Leaving out the pictures, retype the lines from the beginning of the listing through the line containing "import math".
--------------------
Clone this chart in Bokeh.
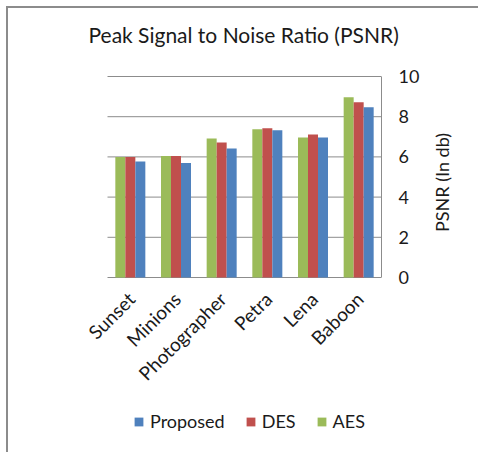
from bokeh.plotting import figure
from bokeh.models import Range1d, Legend, LegendItem
from bokeh.embed import file_html
from bokeh.resources import INLINE
import math

# PSNR (dB) per test image
images = ["Sunset", "Minions", "Photographer", "Petra", "Lena", "Baboon"]
aes = [6.0, 6.05, 6.92, 7.37, 6.97, 8.97]
des = [6.0, 6.05, 6.72, 7.43, 7.12, 8.72]
proposed = [5.77, 5.7, 6.42, 7.32, 6.97, 8.47]
y_ticks = [0, 2, 4, 6, 8, 10]

FONT = "Lato"
GRID = "#8c8c8c"
TXT = "#1a1a1a"

# Layout: one slot per image, 274/6 px wide; 20.1 px per dB.  The frame is
# stretched left, up and down so the slanted names and the legend fit in it.
PX_PER_SLOT = 274 / 6
PX_PER_DB = 20.1
LEFT_PAD = 24
slot = list(range(len(images)))
n = len(images)

p = figure(
    frame_width=274 + LEFT_PAD, frame_height=417,
    x_range=Range1d(-0.5 - LEFT_PAD / PX_PER_SLOT, n - 0.5),
    y_range=Range1d(-163 / PX_PER_DB, 10 + 53 / PX_PER_DB),
    x_axis_location=None, y_axis_location="right",
    output_backend="svg", toolbar_location=None,
    min_border_left=99 - LEFT_PAD, min_border_right=97,
    min_border_top=15, min_border_bottom=12,
)
p.styles = {"margin-left": "6px", "margin-top": "6px",
            "border-left": "2px solid #8c8c8c", "border-top": "2px solid #8c8c8c"}

p.title.text = "Peak Signal to Noise Ratio (PSNR)"
p.title.text_font = FONT
p.title.text_font_size = "21px"
p.title.text_font_style = "normal"
p.title.text_color = TXT
p.title.align = "left"
p.title.offset = 5
p.title.standoff = -46

p.outline_line_color = None
p.background_fill_color = None
p.xgrid.visible = False
p.ygrid.visible = False

# horizontal gridlines across the six image slots (the 0 line is the base line)
p.segment(x0=-0.5, x1=n - 0.5, y0=y_ticks, y1=y_ticks, line_color=GRID, line_width=1)

w = 0.219
series = [("AES", aes, "#9bbb59", -w), ("DES", des, "#c0504d", 0.0),
          ("Proposed", proposed, "#4f81bd", w)]
renderers = {}
for name, vals, col, off in series:
    renderers[name] = p.vbar(x=[s + off for s in slot], top=vals, bottom=0, width=w,
                             fill_color=col, line_color=None)

# image names, slanted, hanging under the base line
p.text(x=slot, y=[0] * n, text=images, angle=math.pi / 4,
       text_align="right", text_baseline="middle", x_offset=1, y_offset=18,
       text_font={"value": FONT}, text_font_size="19px", text_color=TXT)

ya = p.yaxis[0]
ya.ticker = y_ticks
ya.bounds = (0, 10)
ya.axis_line_color = GRID
ya.major_tick_line_color = None
ya.minor_tick_line_color = None
ya.major_label_text_font = FONT
ya.major_label_text_font_size = "18px"
ya.major_label_text_color = TXT
ya.major_label_standoff = 11
ya.axis_label = "PSNR (In db)"
ya.axis_label_orientation = math.pi / 2
ya.axis_label_text_font = FONT
ya.axis_label_text_font_size = "18px"
ya.axis_label_text_font_style = "normal"
ya.axis_label_text_color = TXT
ya.axis_label_standoff = 20

legend = Legend(
    items=[LegendItem(label="Proposed", renderers=[renderers["Proposed"]]),
           LegendItem(label="DES", renderers=[renderers["DES"]]),
           LegendItem(label="AES", renderers=[renderers["AES"]])],
    orientation="horizontal", location=(50, 8),
    glyph_width=11, glyph_height=11, label_standoff=6, spacing=20,
    padding=0, margin=0, border_line_color=None, background_fill_alpha=0,
    label_text_font=FONT, label_text_font_size="18px", label_text_color=TXT,
)
p.add_layout(legend, "center")

open("out.html", "w").write(file_html(p, INLINE))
--------------------
(TASK ANSWER):
Clone this chart in Bokeh.
from bokeh.plotting import figure
from bokeh.models import Range1d, Legend, LegendItem
from bokeh.embed import file_html
from bokeh.resources import INLINE
import math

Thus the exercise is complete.